» **Stored data**:
· · ·
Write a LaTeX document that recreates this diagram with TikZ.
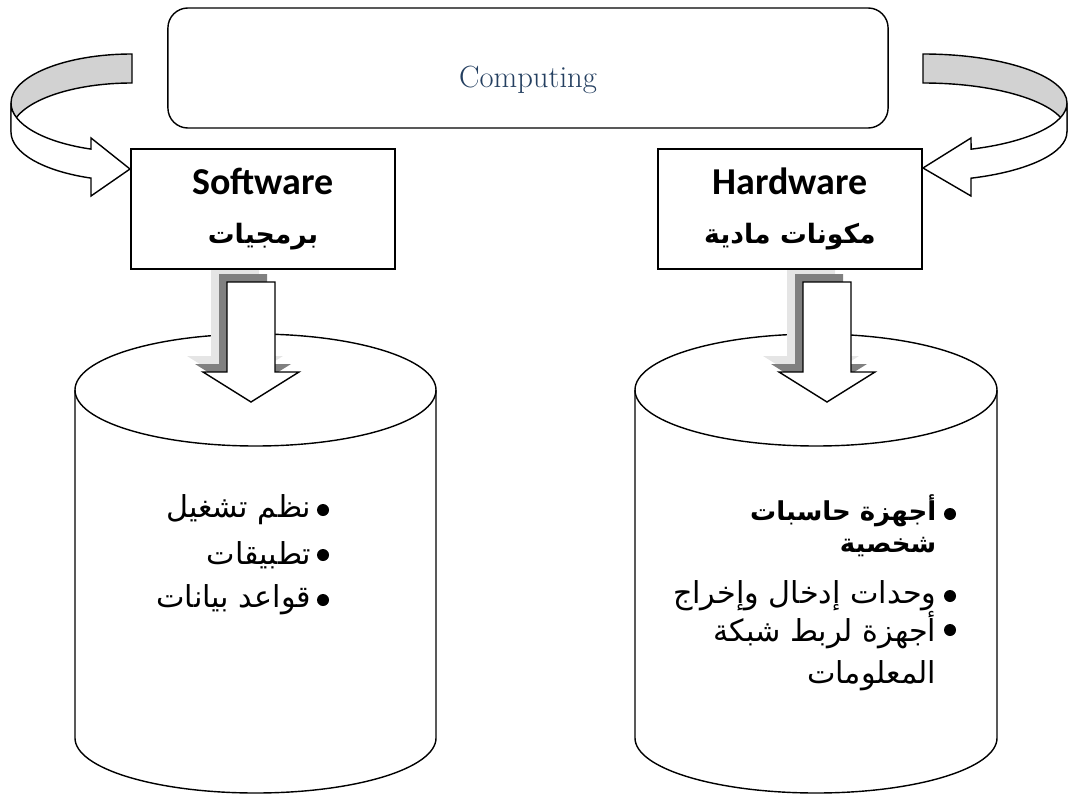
\documentclass[tikz,border=0pt]{standalone}
\usepackage{fontspec}
\newfontfamily\arabicfont[Script=Arabic]{DejaVu Sans}
\newfontfamily\labelfont{Carlito}
\TeXXeTstate=1
\definecolor{titleblue}{RGB}{36,63,96}

\tikzstyle{topbox} = [rectangle, draw, rounded corners=0.5cm,
                      minimum width=18cm, minimum height=3cm]
\tikzstyle{part} = [rectangle, draw, fill=white, align=center,
                    minimum width=6.6cm, minimum height=3cm,
                    font=\labelfont\bfseries\fontsize{27}{35}\selectfont]
\tikzstyle{band} = [draw, fill=gray!35]
\tikzstyle{bandfront} = [draw, fill=white]
\tikzstyle{listline} = [anchor=east, inner sep=0,
                        font=\arabicfont\fontsize{21.5}{24}\selectfont]
\tikzstyle{boldline} = [listline, font=\arabicfont\bfseries\fontsize{18.5}{22}\selectfont]
\tikzstyle{listdot} = [circle, fill, inner sep=0, minimum size=0.3cm]

\begin{document}
\begin{tikzpicture}[x=0.025cm, y=-0.025cm, line width=1pt]
  \useasboundingbox (0,0) rectangle (1070,794);

  %% Two cylinders
  \coordinate (softbase) at (255.5,390);
  \coordinate (hardbase) at (816,390);
  \draw (softbase) ellipse [x radius=180.5, y radius=56];
  \draw (75,390) -- (75,738) arc [start angle=180, end angle=0, x radius=180.5, y radius=55] -- (436,390);
  \draw (hardbase) ellipse [x radius=181, y radius=56];
  \draw (635,390) -- (635,738) arc [start angle=180, end angle=0, x radius=181, y radius=55] -- (997,390);

  %% Shadows of the down arrows
  \begin{scope}
    \clip (0,0) rectangle (1070,372);
    \foreach \cx in {251,827} {
      \fill [gray!20] (\cx-40,266) -- (\cx-40,356) -- (\cx-64,356) -- (\cx-16,386)
                      -- (\cx+32,356) -- (\cx+8,356) -- (\cx+8,266) -- cycle;
      \fill [gray] (\cx-32,274) -- (\cx-32,364) -- (\cx-56,364) -- (\cx-8,394)
                   -- (\cx+40,364) -- (\cx+16,364) -- (\cx+16,274) -- cycle;
    }
  \end{scope}

  %% Down arrows
  \foreach \cx in {251,827}
    \draw [fill=white] (\cx-24,282) -- (\cx-24,372) -- (\cx-48,372) -- (\cx,402)
                       -- (\cx+48,372) -- (\cx+24,372) -- (\cx+24,282) -- cycle;

  %% Boxes
  \node (computing) [topbox, text height=1.1cm, text depth=0.15cm,
                     font=\fontsize{21.8}{24}\selectfont, text=titleblue] at (528,68) {Computing};
  \node (software) [part] at (263,209)
    {Software\\ {\arabicfont\fontsize{19}{35}\selectfont\beginR برمجيات\endR}};
  \node (hardware) [part] at (790,209)
    {Hardware\\ {\arabicfont\fontsize{19}{35}\selectfont\beginR مكونات مادية\endR}};

  %% Curved arrows
  \draw [band] (11,103) arc [start angle=180, end angle=270, x radius=121, y radius=49]
    -- (132,83) arc [start angle=270, end angle=180, x radius=121, y radius=49] -- cycle;
  \draw [bandfront] (11,103) arc [start angle=180, end angle=109.8, x radius=121, y radius=49]
    -- (91,138) -- (130,169) -- (91,196) -- (91,178.1)
    arc [start angle=109.8, end angle=180, x radius=121, y radius=49] -- cycle;

  \draw [band] (1067,103) arc [start angle=0, end angle=-90, x radius=144, y radius=49]
    -- (923,83) arc [start angle=-90, end angle=0, x radius=144, y radius=49] -- cycle;
  \draw [bandfront] (1067,103) arc [start angle=0, end angle=70.5, x radius=144, y radius=49]
    -- (971,138) -- (923,168) -- (971,196) -- (971,178.2)
    arc [start angle=70.5, end angle=0, x radius=144, y radius=49] -- cycle;

  %% Software list
  \node (os) [listline] at (312,510) {\beginR نظم تشغيل\endR};
  \node (apps) [listline] at (312,555) {\beginR تطبيقات\endR};
  \node (db) [listline] at (312,600) {\beginR قواعد بيانات\endR};
  \foreach \y in {510,555,600}
    \node [listdot] at (323,\y) {};

  %% Hardware list
  \node (pc) [boldline] at (937,511) {\beginR أجهزة حاسبات\endR};
  \node (pc2) [boldline] at (937,547) {\beginR شخصية\endR};
  \node (io) [listline] at (937,596) {\beginR وحدات إدخال وإخراج\endR};
  \node (net) [listline] at (937,630) {\beginR أجهزة لربط شبكة\endR};
  \node (net2) [listline] at (937,676) {\beginR المعلومات\endR};
  \foreach \y in {514,596,630}
    \node [listdot] at (950,\y) {};
\end{tikzpicture}
\end{document}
· · ·
» **Task brief**: Write out an exact copy of the listing, first line through the line containing "radius=55] -- (997,390);", with the pictures left out.

» **The completed task**:
Write a LaTeX document that recreates this diagram with TikZ.
\documentclass[tikz,border=0pt]{standalone}
\usepackage{fontspec}
\newfontfamily\arabicfont[Script=Arabic]{DejaVu Sans}
\newfontfamily\labelfont{Carlito}
\TeXXeTstate=1
\definecolor{titleblue}{RGB}{36,63,96}

\tikzstyle{topbox} = [rectangle, draw, rounded corners=0.5cm,
                      minimum width=18cm, minimum height=3cm]
\tikzstyle{part} = [rectangle, draw, fill=white, align=center,
                    minimum width=6.6cm, minimum height=3cm,
                    font=\labelfont\bfseries\fontsize{27}{35}\selectfont]
\tikzstyle{band} = [draw, fill=gray!35]
\tikzstyle{bandfront} = [draw, fill=white]
\tikzstyle{listline} = [anchor=east, inner sep=0,
                        font=\arabicfont\fontsize{21.5}{24}\selectfont]
\tikzstyle{boldline} = [listline, font=\arabicfont\bfseries\fontsize{18.5}{22}\selectfont]
\tikzstyle{listdot} = [circle, fill, inner sep=0, minimum size=0.3cm]

\begin{document}
\begin{tikzpicture}[x=0.025cm, y=-0.025cm, line width=1pt]
  \useasboundingbox (0,0) rectangle (1070,794);

  %% Two cylinders
  \coordinate (softbase) at (255.5,390);
  \coordinate (hardbase) at (816,390);
  \draw (softbase) ellipse [x radius=180.5, y radius=56];
  \draw (75,390) -- (75,738) arc [start angle=180, end angle=0, x radius=180.5, y radius=55] -- (436,390);
  \draw (hardbase) ellipse [x radius=181, y radius=56];
  \draw (635,390) -- (635,738) arc [start angle=180, end angle=0, x radius=181, y radius=55] -- (997,390);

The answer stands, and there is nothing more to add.